The half-truth: "tag case doesn't matter"

It's a common — and correct — observation that language-tag case carries no meaning: zh-CN and zh-cn are the same tag. The trap is reading "doesn't matter" as "you can ignore it." The standards say something more precise and more demanding:

RFC 5646 §2.1.1: "language tags and their subtags … are to be treated as case insensitive: there exist conventions for the capitalization of some of the subtags, but these MUST NOT be taken to carry meaning."

RFC 4647 §2 (the matching standard): "Matching of language tags to language ranges MUST be done in a case-insensitive manner."

So "case doesn't matter" doesn't free you to ignore it — it obligates you to match case-insensitively. The recommended canonical casing (language lowercase, region UPPER, script Title-case) is, per RFC 5646, a presentation recommendation, not a requirement.

The part that's easy to miss: it's four surfaces, not one

A single language ends up wearing several casings, each correct in its own surface. Conflating them is what bites:

Surface Form Why
Display / declaration tag<html lang>, react-intl, supportedLanguages, your DB language column zh-CN, pt-BR BCP-47 recommended casing (region UPPER, script Title) — a presentation context
gettext locale directorylocales/<x>/LC_MESSAGES/*.po zh_CN, pt_BR POSIX/gettext convention (underscore, region UPPER)
Plone language-root id / URL — the LRF folder, the path Volto navigates to zh-cn, pt-br Plone's own id convention — lowercase-hyphen
Matching — resolving a requested path/tag to content (any case) case-insensitive (RFC 4647 MUST)

The third row is the surprising one and worth pinning down, because it's where the 404 lives. The lowercase language-root id is the Plone convention, not an arbitrary choice — it's visible at three layers:

  • plone.i18n's combined language vocabulary keys are lowercase-hyphen (pt-br, zh-cn).

  • plone.app.multilingual creates the Language Root Folder with folderId = str(code) — i.e. exactly that lowercase code.

  • Volto codified it deliberately: toBackendLang() lowercases precisely so the frontend speaks the backend's id form (pt-br), while toReactIntlLang() keeps pt-BR for react-intl.

So a single language legitimately appears as zh-CN (display), zh_CN (locale dir), and zh-cn (root id) — all correct, all the same language.
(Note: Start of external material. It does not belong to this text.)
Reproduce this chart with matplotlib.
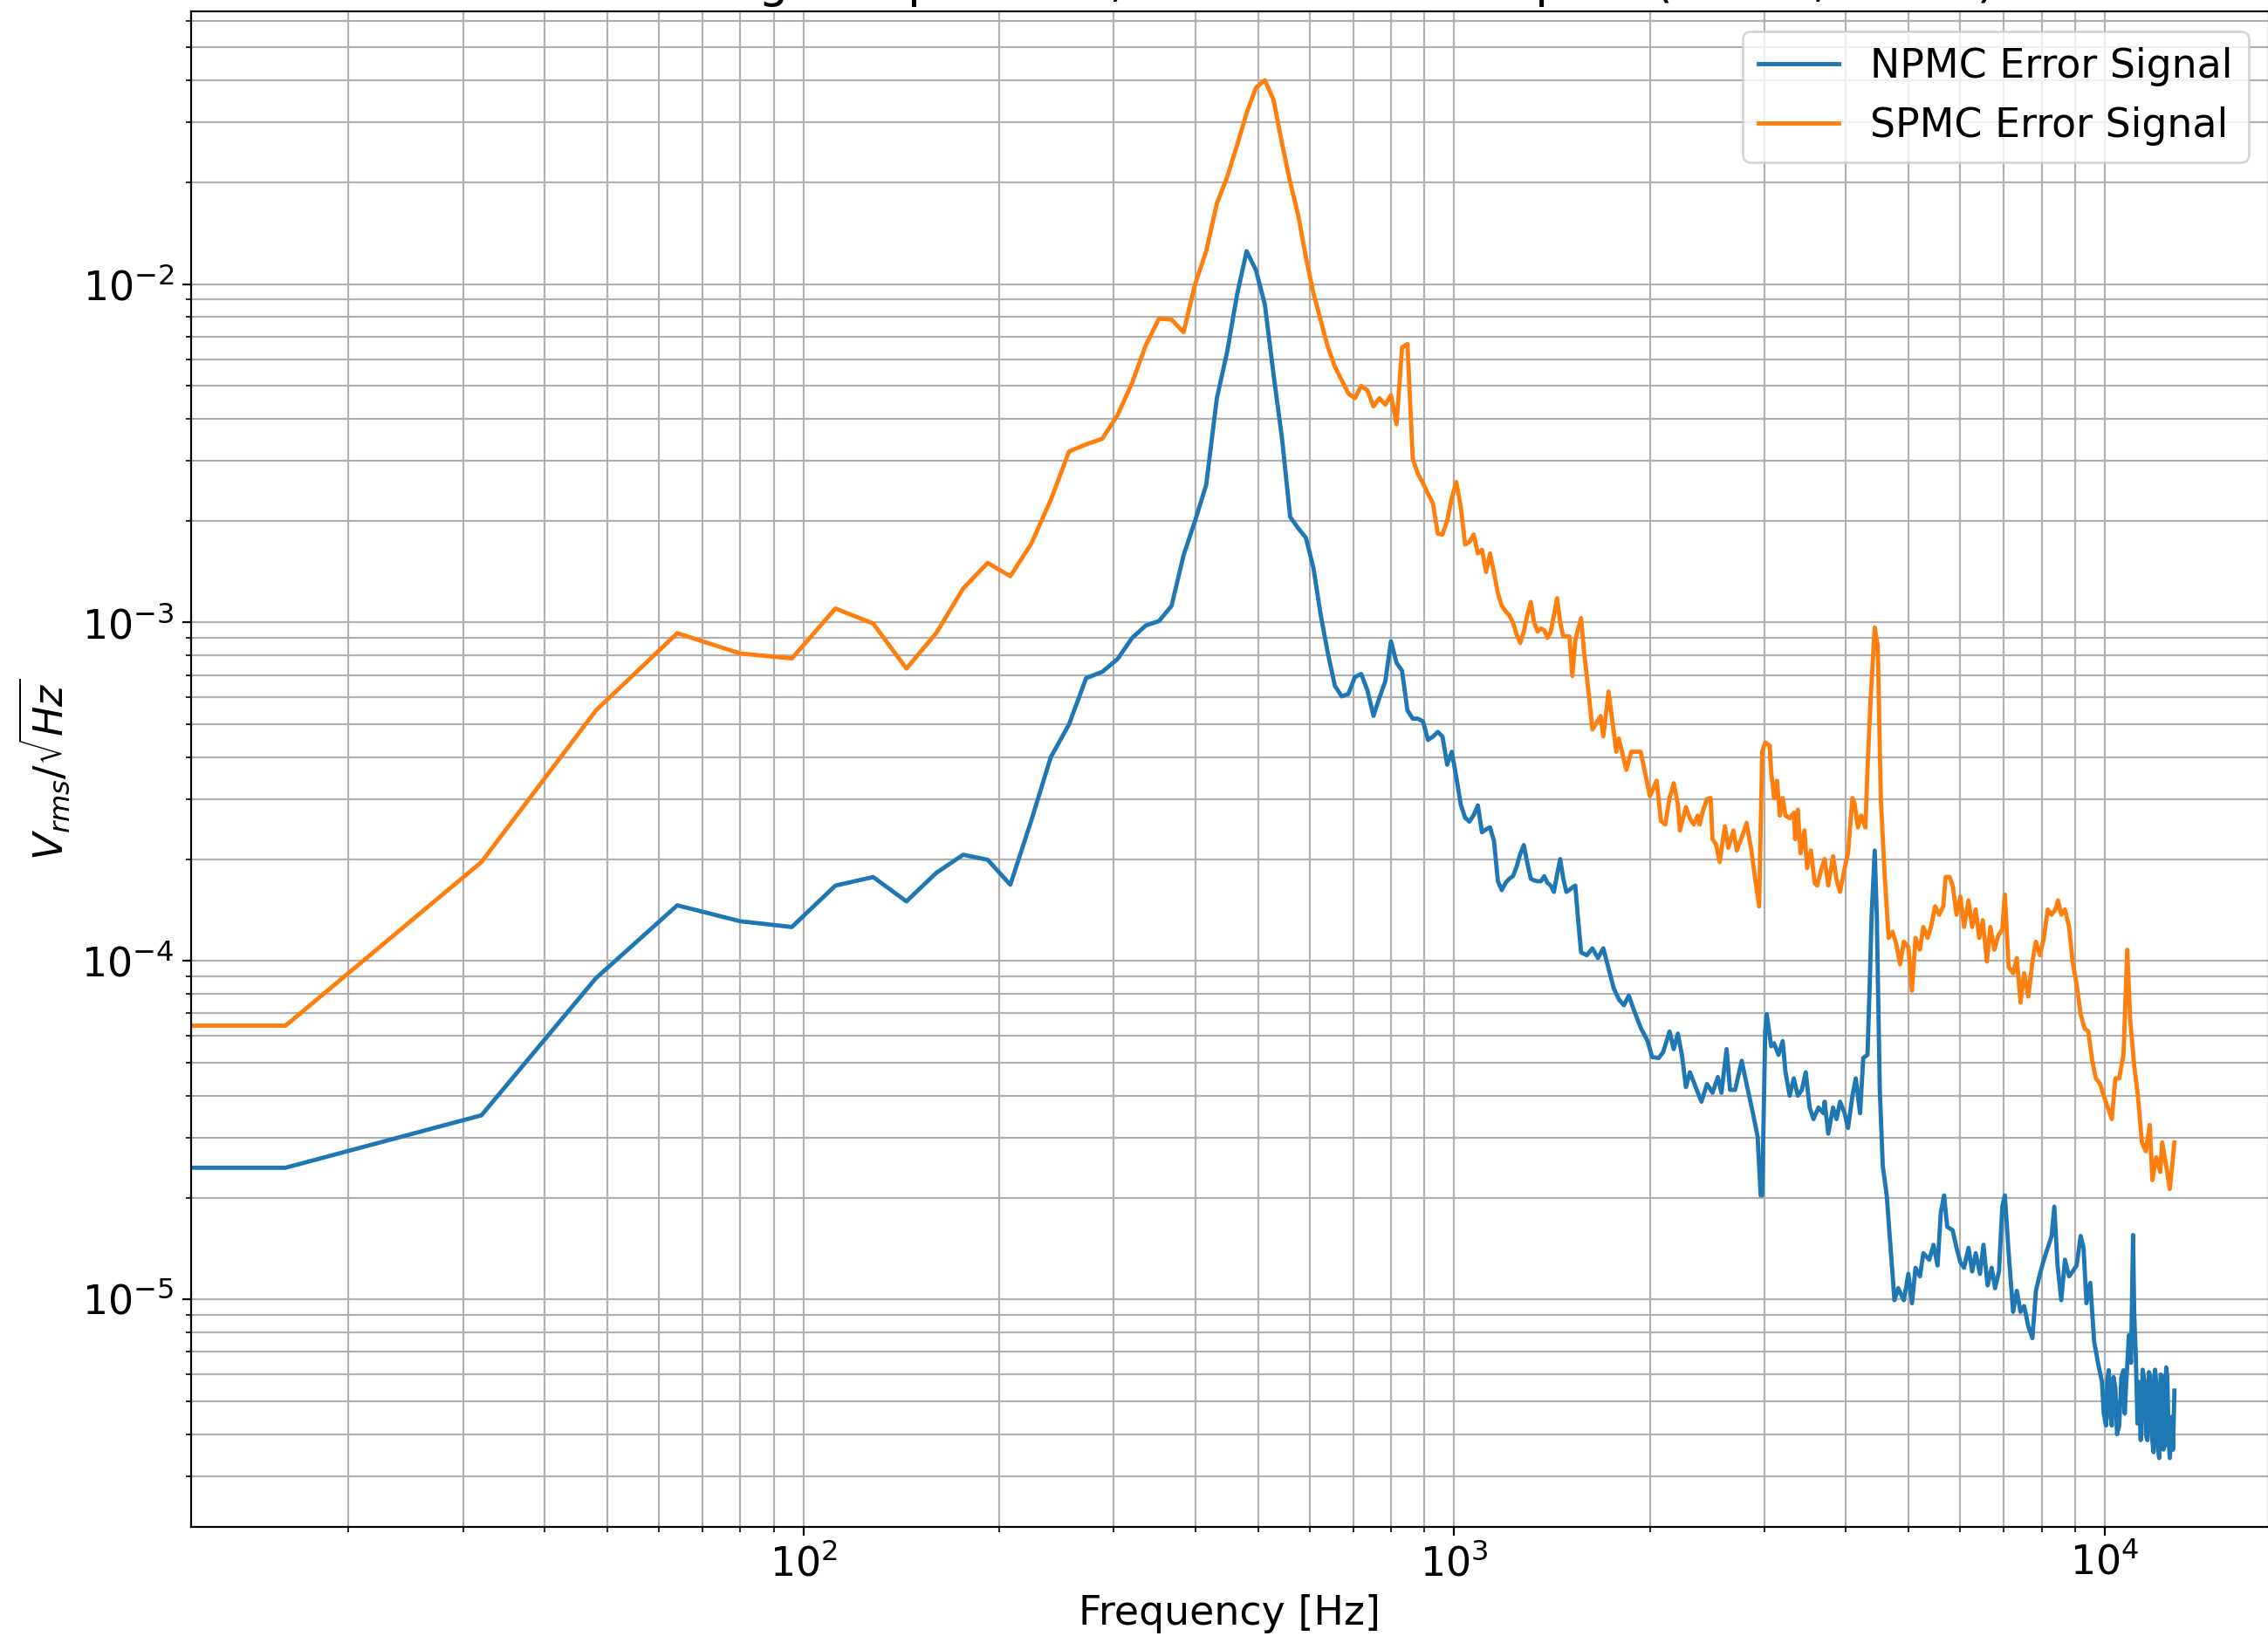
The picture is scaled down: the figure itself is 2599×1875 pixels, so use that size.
import numpy as np
import matplotlib
matplotlib.use( "Agg" )
import matplotlib.pyplot as plt

# NPMC error signal, amplitude spectral density (V/sqrt(Hz))
npmc_freq = [0, 16, 32, 48, 64, 80, 96, 112, 128, 144, 160, 176, 192, 208, 224, 240, 256, 272, 288, 304,
             320, 336, 352, 368, 384, 400, 416, 432, 448, 464, 480, 496, 512, 528, 544, 560, 576, 592, 608, 624,
             640, 656, 672, 688, 704, 720, 736, 752, 768, 784, 800, 816, 832, 848, 864, 880, 896, 912, 928, 944,
             960, 976, 992, 1008, 1024, 1040, 1056, 1072, 1088, 1104, 1120, 1136, 1152, 1168, 1184, 1200, 1216, 1232, 1248, 1264,
             1280, 1296, 1312, 1328, 1344, 1360, 1376, 1392, 1408, 1424, 1440, 1456, 1472, 1488, 1504, 1520, 1536, 1552, 1568, 1584,
             1600, 1632, 1664, 1696, 1728, 1760, 1792, 1824, 1856, 1888, 1936, 1984, 2016, 2064, 2096, 2144, 2176, 2208, 2240, 2272,
             2304, 2352, 2400, 2448, 2496, 2544, 2576, 2624, 2656, 2704, 2768, 2816, 2880, 2928, 2960, 2976, 3008, 3024, 3072, 3104,
             3152, 3200, 3232, 3280, 3328, 3376, 3424, 3472, 3520, 3568, 3632, 3696, 3712, 3760, 3824, 3872, 3920, 3984, 4032, 4096,
             4144, 4208, 4256, 4320, 4352, 4384, 4432, 4464, 4512, 4560, 4624, 4688, 4752, 4816, 4912, 4992, 5056, 5120, 5200, 5264,
             5376, 5456, 5536, 5600, 5664, 5728, 5840, 5920, 6000, 6080, 6176, 6256, 6336, 6432, 6512, 6608, 6704, 6784, 6880, 6960,
             7024, 7120, 7232, 7328, 7424, 7520, 7632, 7744, 7840, 7952, 8064, 8176, 8288, 8368, 8464, 8576, 8688, 8816, 8928, 9056,
             9184, 9280, 9376, 9504, 9632, 9776, 9904, 9968, 10048, 10096, 10144, 10208, 10256, 10320, 10384, 10448, 10528, 10608, 10688, 10736,
             10784, 10896, 10976, 11056, 11104, 11168, 11232, 11280, 11360, 11440, 11520, 11568, 11632, 11696, 11760, 11824, 11888, 11952, 12000, 12064,
             12128, 12192, 12256, 12304, 12368, 12432, 12480, 12544, 12592, 12688, 12736, 12800]
npmc_asd = [2.45e-5, 2.45e-5, 3.5e-5, 8.9e-5, 1.46e-4, 1.31e-4, 1.26e-4, 1.67e-4, 1.77e-4, 1.5e-4, 1.82e-4, 2.06e-4, 1.99e-4, 1.68e-4, 2.6e-4, 4.0e-4, 5.0e-4, 6.85e-4, 7.15e-4, 7.8e-4,
            9.0e-4, 9.8e-4, 1.01e-3, 1.12e-3, 1.58e-3, 2.0e-3, 2.55e-3, 4.6e-3, 6.3e-3, 9.3e-3, 1.25e-2, 1.1e-2, 8.7e-3, 5.4e-3, 3.5e-3, 2.05e-3, 1.9e-3, 1.78e-3, 1.45e-3, 1.05e-3,
            8.1e-4, 6.5e-4, 6.05e-4, 6.15e-4, 6.9e-4, 7.05e-4, 6.3e-4, 5.3e-4, 6.0e-4, 6.7e-4, 8.8e-4, 7.6e-4, 7.2e-4, 5.5e-4, 5.2e-4, 5.2e-4, 5.1e-4, 4.5e-4, 4.6e-4, 4.75e-4,
            4.6e-4, 3.8e-4, 4.15e-4, 3.5e-4, 2.9e-4, 2.65e-4, 2.58e-4, 2.7e-4, 2.88e-4, 2.4e-4, 2.45e-4, 2.48e-4, 2.26e-4, 1.72e-4, 1.62e-4, 1.7e-4, 1.75e-4, 1.78e-4, 1.9e-4, 2.07e-4,
            2.2e-4, 1.95e-4, 1.75e-4, 1.73e-4, 1.72e-4, 1.72e-4, 1.78e-4, 1.7e-4, 1.67e-4, 1.6e-4, 1.8e-4, 2.0e-4, 1.75e-4, 1.6e-4, 1.62e-4, 1.65e-4, 1.67e-4, 1.31e-4, 1.06e-4, 1.05e-4,
            1.04e-4, 1.09e-4, 1.02e-4, 1.09e-4, 9.5e-5, 8.3e-5, 7.7e-5, 7.4e-5, 7.9e-5, 7.2e-5, 6.35e-5, 5.8e-5, 5.2e-5, 5.17e-5, 5.38e-5, 6.19e-5, 5.49e-5, 6.1e-5, 5.28e-5, 4.24e-5,
            4.69e-5, 4.24e-5, 3.84e-5, 4.33e-5, 4.08e-5, 4.54e-5, 4.08e-5, 5.49e-5, 4.16e-5, 4.16e-5, 5.07e-5, 4.33e-5, 3.55e-5, 3.03e-5, 2.03e-5, 2.03e-5, 6.19e-5, 6.97e-5, 5.6e-5, 5.71e-5,
            5.28e-5, 5.8e-5, 4.69e-5, 4.0e-5, 4.5e-5, 4.0e-5, 4.16e-5, 4.69e-5, 3.69e-5, 3.41e-5, 3.69e-5, 3.55e-5, 3.84e-5, 3.09e-5, 3.69e-5, 3.41e-5, 3.84e-5, 3.55e-5, 3.21e-5, 4.0e-5,
            4.5e-5, 3.55e-5, 5.17e-5, 5.28e-5, 8.3e-5, 1.37e-4, 2.12e-4, 1.37e-4, 4.16e-5, 2.48e-5, 2.03e-5, 1.42e-5, 9.95e-6, 1.08e-5, 9.95e-6, 1.19e-5, 9.75e-6, 1.24e-5, 1.17e-5, 1.37e-5,
            1.31e-5, 1.45e-5, 1.26e-5, 1.81e-5, 2.03e-5, 1.64e-5, 1.6e-5, 1.42e-5, 1.29e-5, 1.24e-5, 1.42e-5, 1.21e-5, 1.37e-5, 1.19e-5, 1.45e-5, 1.1e-5, 1.24e-5, 1.08e-5, 1.21e-5, 1.88e-5,
            2.03e-5, 1.37e-5, 9.19e-6, 1.06e-5, 9.19e-6, 9.56e-6, 8.33e-6, 7.69e-6, 1.06e-5, 1.19e-5, 1.31e-5, 1.42e-5, 1.54e-5, 1.88e-5, 1.26e-5, 9.95e-6, 1.31e-5, 1.17e-5, 1.21e-5, 1.26e-5,
            1.54e-5, 1.42e-5, 9.75e-6, 1.12e-5, 7.54e-6, 6.43e-6, 5.71e-6, 4.6e-6, 4.24e-6, 5.8e-6, 6.18e-6, 4.5e-6, 4.24e-6, 5.9e-6, 5.48e-6, 4.0e-6, 4.24e-6, 5.9e-6, 6.18e-6, 4.6e-6,
            5.48e-6, 7.85e-6, 6.5e-6, 1.55e-5, 9.0e-6, 6.68e-6, 4.3e-6, 5.71e-6, 3.84e-6, 6.2e-6, 5.71e-6, 4.0e-6, 3.84e-6, 6.1e-6, 5.94e-6, 3.9e-6, 3.54e-6, 6.2e-6, 5.71e-6, 3.7e-6,
            3.4e-6, 6.0e-6, 5.94e-6, 3.6e-6, 3.69e-6, 6.3e-6, 5.94e-6, 3.8e-6, 3.4e-6, 4.5e-6, 3.6e-6, 5.38e-6]

# SPMC error signal
spmc_freq = [0, 16, 32, 48, 64, 80, 96, 112, 128, 144, 160, 176, 192, 208, 224, 240, 256, 272, 288, 304,
             320, 336, 352, 368, 384, 400, 416, 432, 448, 464, 480, 496, 512, 528, 544, 560, 576, 592, 608, 624,
             640, 656, 672, 688, 704, 720, 736, 752, 768, 784, 800, 816, 832, 848, 864, 880, 896, 912, 928, 944,
             960, 976, 992, 1008, 1024, 1040, 1056, 1072, 1088, 1104, 1120, 1136, 1152, 1168, 1184, 1200, 1216, 1232, 1248, 1264,
             1280, 1296, 1312, 1328, 1344, 1360, 1376, 1392, 1408, 1424, 1440, 1456, 1472, 1488, 1504, 1520, 1536, 1552, 1568, 1584,
             1600, 1632, 1680, 1696, 1728, 1776, 1792, 1840, 1872, 1936, 1968, 2000, 2048, 2080, 2112, 2144, 2176, 2208, 2224, 2272,
             2304, 2336, 2368, 2384, 2416, 2448, 2480, 2496, 2528, 2560, 2608, 2640, 2688, 2720, 2784, 2816, 2864, 2896, 2944, 2976,
             3008, 3056, 3072, 3104, 3136, 3168, 3200, 3232, 3280, 3328, 3344, 3376, 3408, 3456, 3488, 3536, 3584, 3616, 3664, 3712,
             3760, 3824, 3872, 3920, 3984, 4032, 4096, 4128, 4176, 4224, 4288, 4320, 4368, 4432, 4480, 4528, 4592, 4656, 4720, 4784,
             4848, 4912, 4992, 5056, 5120, 5200, 5264, 5344, 5408, 5488, 5568, 5648, 5696, 5776, 5840, 5920, 6000, 6080, 6176, 6256,
             6336, 6416, 6496, 6592, 6672, 6768, 6864, 6960, 7024, 7120, 7232, 7328, 7424, 7520, 7632, 7744, 7840, 7952, 8064, 8176,
             8288, 8400, 8480, 8576, 8688, 8816, 8928, 9056, 9184, 9312, 9440, 9568, 9696, 9840, 9968, 10112, 10256, 10384, 10528, 10688,
             10832, 10944, 11104, 11248, 11408, 11568, 11728, 11840, 12000, 12176, 12256, 12432, 12592, 12800]
spmc_asd = [6.44e-5, 6.44e-5, 1.96e-4, 5.5e-4, 9.3e-4, 8.1e-4, 7.83e-4, 1.1e-3, 9.93e-4, 7.31e-4, 9.3e-4, 1.26e-3, 1.5e-3, 1.37e-3, 1.71e-3, 2.3e-3, 3.2e-3, 3.36e-3, 3.49e-3, 4.1e-3,
            5.1e-3, 6.6e-3, 7.9e-3, 7.85e-3, 7.2e-3, 1.0e-2, 1.25e-2, 1.73e-2, 2.07e-2, 2.57e-2, 3.2e-2, 3.8e-2, 4.0e-2, 3.5e-2, 2.6e-2, 2.0e-2, 1.6e-2, 1.2e-2, 9.4e-3, 7.8e-3,
            6.5e-3, 5.7e-3, 5.2e-3, 4.75e-3, 4.6e-3, 5.0e-3, 4.85e-3, 4.35e-3, 4.6e-3, 4.4e-3, 4.7e-3, 3.85e-3, 6.5e-3, 6.65e-3, 3.05e-3, 2.75e-3, 2.58e-3, 2.4e-3, 2.25e-3, 1.83e-3,
            1.82e-3, 2.0e-3, 2.33e-3, 2.6e-3, 2.2e-3, 1.7e-3, 1.73e-3, 1.82e-3, 1.6e-3, 1.64e-3, 1.41e-3, 1.6e-3, 1.4e-3, 1.22e-3, 1.12e-3, 1.08e-3, 1.05e-3, 1.0e-3, 9.2e-4, 8.7e-4,
            9.4e-4, 1.05e-3, 1.15e-3, 1.0e-3, 9.4e-4, 9.6e-4, 9.5e-4, 9.0e-4, 9.4e-4, 1.05e-3, 1.18e-3, 1.0e-3, 9.1e-4, 9.1e-4, 9.1e-4, 6.95e-4, 8.85e-4, 9.6e-4, 1.03e-3, 8.2e-4,
            6.95e-4, 4.83e-4, 5.29e-4, 4.61e-4, 6.25e-4, 4.15e-4, 4.54e-4, 3.67e-4, 4.15e-4, 4.15e-4, 3.56e-4, 3.07e-4, 3.41e-4, 2.59e-4, 2.53e-4, 3.03e-4, 3.35e-4, 2.91e-4, 2.43e-4, 2.85e-4,
            2.64e-4, 2.53e-4, 2.69e-4, 2.53e-4, 2.8e-4, 3.01e-4, 3.03e-4, 2.29e-4, 2.21e-4, 1.96e-4, 2.5e-4, 2.16e-4, 2.43e-4, 2.12e-4, 2.39e-4, 2.56e-4, 2.12e-4, 1.81e-4, 1.45e-4, 4.16e-4,
            4.42e-4, 4.33e-4, 3.62e-4, 3.03e-4, 3.41e-4, 2.69e-4, 3.03e-4, 2.69e-4, 2.64e-4, 2.74e-4, 2.29e-4, 2.8e-4, 2.08e-4, 2.43e-4, 1.88e-4, 2.12e-4, 1.7e-4, 1.67e-4, 1.85e-4, 2.0e-4,
            1.67e-4, 2.04e-4, 1.74e-4, 1.6e-4, 1.88e-4, 2.08e-4, 3.03e-4, 2.91e-4, 2.48e-4, 2.69e-4, 2.48e-4, 3.69e-4, 5.95e-4, 9.66e-4, 8.51e-4, 3.03e-4, 1.77e-4, 1.17e-4, 1.22e-4, 1.12e-4,
            9.77e-5, 1.14e-4, 1.1e-4, 8.17e-5, 1.17e-4, 1.08e-4, 1.26e-4, 1.17e-4, 1.26e-4, 1.45e-4, 1.37e-4, 1.45e-4, 1.77e-4, 1.77e-4, 1.67e-4, 1.37e-4, 1.55e-4, 1.26e-4, 1.51e-4, 1.26e-4,
            1.42e-4, 1.17e-4, 1.32e-4, 9.96e-5, 1.26e-4, 1.08e-4, 1.19e-4, 1.24e-4, 1.57e-4, 9.58e-5, 9.2e-5, 1.02e-4, 7.54e-5, 9.2e-5, 7.85e-5, 9.96e-5, 1.14e-4, 1.04e-4, 1.17e-4, 1.42e-4,
            1.37e-4, 1.42e-4, 1.51e-4, 1.37e-4, 1.42e-4, 1.26e-4, 9.96e-5, 8.5e-5, 6.97e-5, 6.31e-5, 6.19e-5, 5.07e-5, 4.5e-5, 4.33e-5, 4.0e-5, 3.69e-5, 3.41e-5, 4.5e-5, 4.5e-5, 5.28e-5,
            1.08e-4, 6.7e-5, 4.88e-5, 4.0e-5, 2.91e-5, 2.74e-5, 3.28e-5, 2.25e-5, 2.63e-5, 2.38e-5, 2.91e-5, 2.48e-5, 2.12e-5, 2.91e-5]

plt.rcParams[ "font.size" ] = 16.5

fig = plt.figure( figsize = ( 2599 / 200, 1875 / 200 ), dpi = 200 )
axis = fig.add_axes( [ 219 / 2599, 1 - 1750 / 1875, ( 2600 - 219 ) / 2599, ( 1750 - 13 ) / 1875 ] )

axis.plot( np.array( npmc_freq ), np.array( npmc_asd ), linewidth = 1.75, label = "NPMC Error Signal" )
axis.plot( np.array( spmc_freq ), np.array( spmc_asd ), linewidth = 1.75, label = "SPMC Error Signal" )
axis.set_xscale( "log" )
axis.set_yscale( "log" )
axis.grid( True, which = "both" )
axis.set_title( "PMC Error Signal Spectrum, Locked and Sampled (NPMC, SPMC)" )
axis.set_xlabel( "Frequency [Hz]" )
axis.set_ylabel( r"$V_{rms}/\sqrt{Hz}$" )
axis.legend( loc = "upper right" )

fig.savefig( "out.png", dpi = 200 )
Where it bit us (Nick + Volto)

We created our Nick language-root ids in the BCP-47 display form — zh-CN — which is a perfectly valid tag. But Volto's root redirect sends the browser to /${toBackendLang(lang)}/zh-cn, and the backend resolved that path with a case-sensitive lookup (WHERE id = 'zh-cn'), which didn't match the zh-CN folder → 404. Single-subtag languages had no region to re-case, so they never tripped it.

In other words: we'd put a display-cased tag into an identifier slot, and the resolver was case-sensitive — a direct brush with the RFC 4647 MUST. Two fixes are valid, and they sit at different layers:

  1. Align the id to the convention — create/rename region-subtag roots in the lowercase form (zh-cn). Matches stock Plone; smallest change.

  2. Make the resolver case-insensitive — the RFC-4647-pure fix; resolves any casing and is future-proof for every region/script variant at once.

We went with (1) for the immediate fix; (2) is the more standards-complete answer if you're touching the resolver anyway.

One edge worth flagging for script subtags

If you support script-subtagged languages (sr-Cyrl, sr-Latn, zh-Hans/zh-Hant), note that Volto's toReactIntlLang currently uppercases the second subtag unconditionally and keeps only the first two subtags. That turns sr-Cyrl into sr-CYRL (a script subtag should be Title-case per ISO 15924) and drops the third subtag of sr-Cyrl-RS. Region subtags (the common case) are unaffected; script subtags are. Worth keeping in mind — and probably worth a small upstream fix — if your language set includes them.

Takeaways

  • "Case is non-significant" is a requirement, not a permission — it means match case-insensitively (RFC 4647 MUST).

  • A language wears different casings on different surfaces — display tag (zh-CN), locale dir (zh_CN), Plone root id (zh-cn). Keep them straight per surface rather than picking one "winner."

  • The lowercase root id is the Plone convention, not an oddity — confirmed in plone.i18n, plone.app.multilingual, and Volto's own helpers.

  • When something 404s only for region/script-subtagged languages, suspect a case-sensitive match of an id that was minted in the wrong surface's casing.